I love my baby girl. And my baby boy. And my bigger boys. I love that my Julia smiles when I give her attention. I wish I could just spoon her all day and night. I love that Tyler wants to play superheros with me and he comes up with elaborate scenarios and when one guy gets saved, he thanks the others. And usually there is a mom and baby relationship. I love that Isaac lays down next to Julia to stroke and admire her. I love that Dylan brings a soccer ball wherever I let him and plays his heart out. He wants to donate one to his class so he can leave it there. I love that my Steven does not let his to do list get long. I wish he could spoon me all day and night too.
I love that the things that stress me out are so not of real importance compared to people who have sick children or parents or even deaths to deal with. I simply have too much junk on my dining room table and too many photos everywhere.
I love that I cross contaminate, in a good way, my friends with other friends with patients with my business with church with my office with mom's groups with my family and it is all a big mix.
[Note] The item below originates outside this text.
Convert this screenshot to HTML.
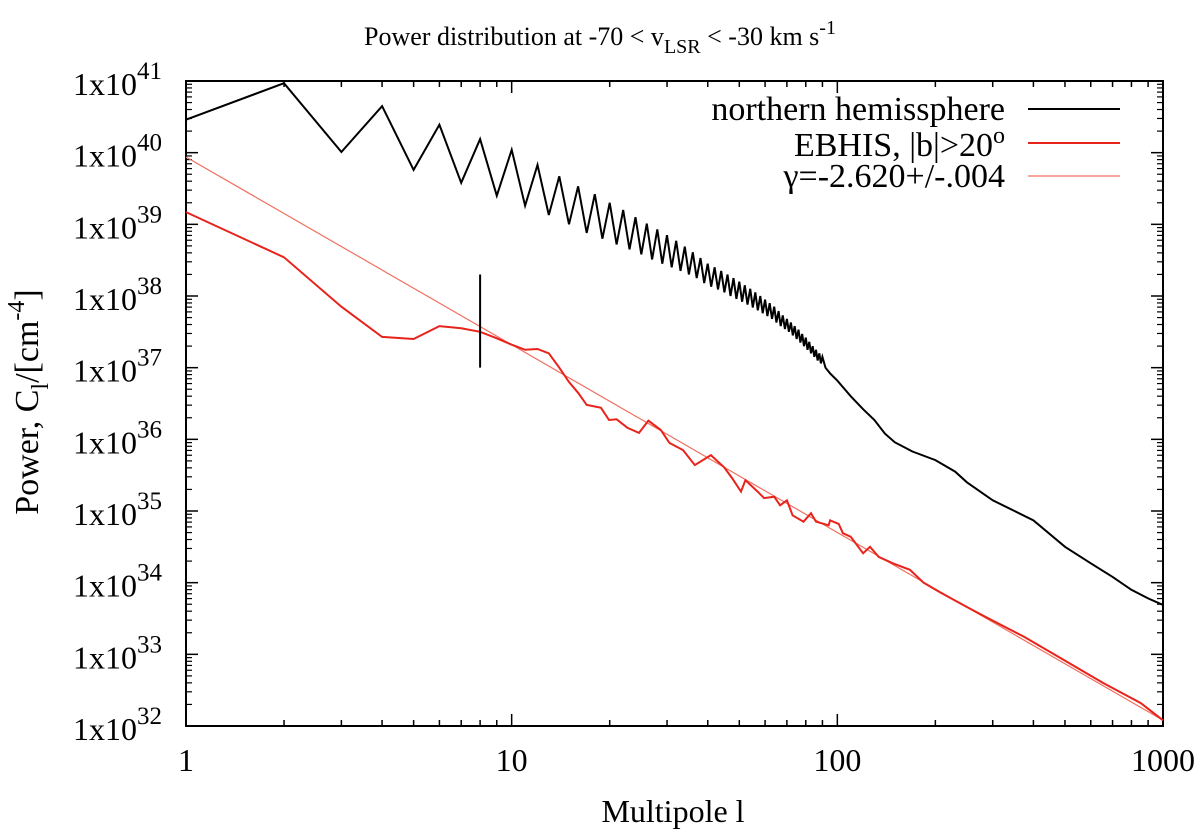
<!DOCTYPE html>
<html><head><meta charset="utf-8"><style>
body{margin:0;background:#fff}
svg text{font-family:"Liberation Serif",serif;fill:#000}
</style></head><body>
<svg id="chart" width="1200" height="835" xmlns="http://www.w3.org/2000/svg">
<text x="600" y="45" font-size="26" text-anchor="middle">Power distribution at -70 &lt; v<tspan font-size="20" dy="8">LSR</tspan><tspan dy="-8"> &lt; -30 km s</tspan><tspan font-size="20" dy="-11">-1</tspan></text>
<text x="673" y="822" font-size="32" text-anchor="middle">Multipole l</text>
<text transform="translate(38,402) rotate(-90)" font-size="34" text-anchor="middle">Power,  C<tspan font-size="24" dy="10">l</tspan><tspan dy="-10">/[cm</tspan><tspan font-size="24" dy="-14">-4</tspan><tspan dy="14">]</tspan></text>
<g id="plot"></g>
<g>
<text x="1005" y="120" font-size="34" text-anchor="end">northern hemissphere</text>
<line x1="1028" y1="109" x2="1120" y2="109" stroke="#000" stroke-width="2"/>
<text x="1005" y="156" font-size="34" text-anchor="end">EBHIS, |b|&gt;20<tspan font-size="24" dy="-13">o</tspan></text>
<line x1="1028" y1="143" x2="1120" y2="143" stroke="#e8231b" stroke-width="2"/>
<text x="1005" y="187" font-size="34" text-anchor="end">γ=-2.620+/-.004</text>
<line x1="1028" y1="176" x2="1120" y2="176" stroke="#f07060" stroke-width="1.2"/>
</g>
</svg>
<script>
const xTicks=[1,10,100,1000];
const xTickLabels=["1","10","100","1000"];
const yExps=[32,33,34,35,36,37,38,39,40,41];
const blackPeakL=[2,4,6,8,10,12,14,16,18,20,22,24,26,28,30,32,34,36,38,40,42,44,46,48,50,52,54,56,58,60,62,64,66,68,70,72,74,76,78,80,82,84,86,88,90];
const blackPeakV=[40.97,40.65,40.39,40.19,40.04,39.83,39.67,39.53,39.42,39.30,39.20,39.10,39.01,38.93,38.85,38.77,38.69,38.61,38.53,38.45,38.40,38.35,38.30,38.25,38.20,38.15,38.10,38.05,38.0,37.95,37.90,37.85,37.79,37.73,37.68,37.63,37.58,37.53,37.47,37.42,37.36,37.30,37.25,37.20,37.15];
const blackTroughL=[1,3,5,7,9,11,13,15,17,19,21,23,25,27,29,31,33,35,37,39,41,43,45,47,49,51,53,55,57,59,61,63,65,67,69,71,73,75,77,79,81,83,85,87,89];
const blackTroughV=[40.46,40.01,39.76,39.58,39.40,39.26,39.13,39.0,38.88,38.80,38.72,38.65,38.58,38.51,38.45,38.40,38.35,38.30,38.25,38.18,38.13,38.09,38.05,38.0,37.96,37.92,37.88,37.84,37.80,37.76,37.72,37.68,37.63,37.58,37.54,37.50,37.45,37.40,37.35,37.30,37.25,37.20,37.15,37.10,37.06];
const blackTailL=[92,95,100,110,120,130,140,150,170,200,230,250,300,350,400,500,600,700,800,900,1000];
const blackTailV=[37.0,36.92,36.82,36.6,36.42,36.27,36.08,35.96,35.83,35.71,35.55,35.40,35.15,35.0,34.87,34.5,34.27,34.08,33.9,33.78,33.69];
const redL=[1,2,3,4,5,6,7,8,9,10,11,12,13,14,15,16,17,18.8,19.9,21,22.7,24.6,26.3,28.7,30.5,33.6,36.5,40.9,44.9,47.5,50.6,52.2,56.9,59.6,64,66.7,70,72.9,78.7,83,86,94,95,101,104,110,120,126,134,148,167,184,206,250,286,376,497,655,855,1000];
const redV=[39.17,38.54,37.85,37.43,37.4,37.58,37.55,37.5,37.41,37.32,37.25,37.26,37.2,37.0,36.8,36.65,36.48,36.44,36.27,36.28,36.16,36.09,36.26,36.13,35.95,35.85,35.64,35.78,35.61,35.46,35.27,35.43,35.27,35.18,35.2,35.08,35.15,34.94,34.85,34.97,34.85,34.8,34.87,34.82,34.69,34.64,34.41,34.5,34.36,34.27,34.18,34.0,33.87,33.66,33.52,33.24,32.92,32.6,32.32,32.08];
const fitIntercept=39.94, fitSlope=-2.62;
const markerL=8, markerLo=37.0, markerHi=38.3;

const L=186,R=1163,T=81,B=726;
const xs=l=>L+(R-L)*Math.log10(l)/3;
const ys=v=>T+(41-v)*(B-T)/9;
const NS="http://www.w3.org/2000/svg";
const g=document.getElementById('plot');
function mk(tag,attrs){const e=document.createElementNS(NS,tag);for(const k in attrs)e.setAttribute(k,attrs[k]);g.appendChild(e);return e;}
const fr=mk('rect',{x:L,y:T,width:R-L,height:B-T,fill:'none',stroke:'#000','stroke-width':2});


for(let d=0;d<3;d++){for(let m=1;m<10;m++){const l=Math.pow(10,d)*m;const x=xs(l);const len=m==1?12:6;
mk('line',{x1:x,y1:B,x2:x,y2:B-len,stroke:'#000','stroke-width':1.5});
mk('line',{x1:x,y1:T,x2:x,y2:T+len,stroke:'#000','stroke-width':1.5});}}
xTicks.forEach((l,i)=>{const t=mk('text',{x:xs(l),y:771,'font-size':32,'text-anchor':'middle'});t.textContent=xTickLabels[i];

});
yExps.forEach(e=>{const y=ys(e);
mk('line',{x1:L,y1:y,x2:L+12,y2:y,stroke:'#000','stroke-width':1.5});
mk('line',{x1:R,y1:y,x2:R-12,y2:y,stroke:'#000','stroke-width':1.5});
if(e<41){for(let m=2;m<10;m++){const yy=ys(e+Math.log10(m));
mk('line',{x1:L,y1:yy,x2:L+6,y2:yy,stroke:'#000','stroke-width':1.2});
mk('line',{x1:R,y1:yy,x2:R-6,y2:yy,stroke:'#000','stroke-width':1.2});}}
const t=mk('text',{x:73,y:y+14,'font-size':32,'text-anchor':'start'});
t.innerHTML='1x10<tspan font-size="25" dy="-16">'+e+'</tspan>';

});
const fit=mk('line',{x1:xs(1),y1:ys(fitIntercept),x2:xs(1000),y2:ys(fitIntercept+fitSlope*3),stroke:'#f07060','stroke-width':1.2});


const bpts=[];
for(let i=0;i<blackTroughL.length;i++){bpts.push([blackTroughL[i],blackTroughV[i]]);if(i<blackPeakL.length)bpts.push([blackPeakL[i],blackPeakV[i]]);}
blackTailL.forEach((l,i)=>bpts.push([l,blackTailV[i]]));
const bp=mk('polyline',{points:bpts.map(p=>xs(p[0]).toFixed(1)+','+ys(p[1]).toFixed(1)).join(' '),fill:'none',stroke:'#000','stroke-width':2});


const rp=mk('polyline',{points:redL.map((l,i)=>xs(l).toFixed(1)+','+ys(redV[i]).toFixed(1)).join(' '),fill:'none',stroke:'#e8231b','stroke-width':2});


const mkr=mk('line',{x1:xs(markerL),y1:ys(markerHi),x2:xs(markerL),y2:ys(markerLo),stroke:'#000','stroke-width':2});


</script>
</body></html>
I want everyone to see and do every good thing possible.
I love that I follow Christ and that knowledge helps me prioritize, serve, and parent my babies and that through His plan, families are forever. 'Til death isn't good enough for me. (Julia is just sleeping here but there was a hash tag thing going around where people were holding up a photo of Jesus. Julia is always cuter than I, and my hand is in it, so it sorta maybe kinda counts as a selfie.)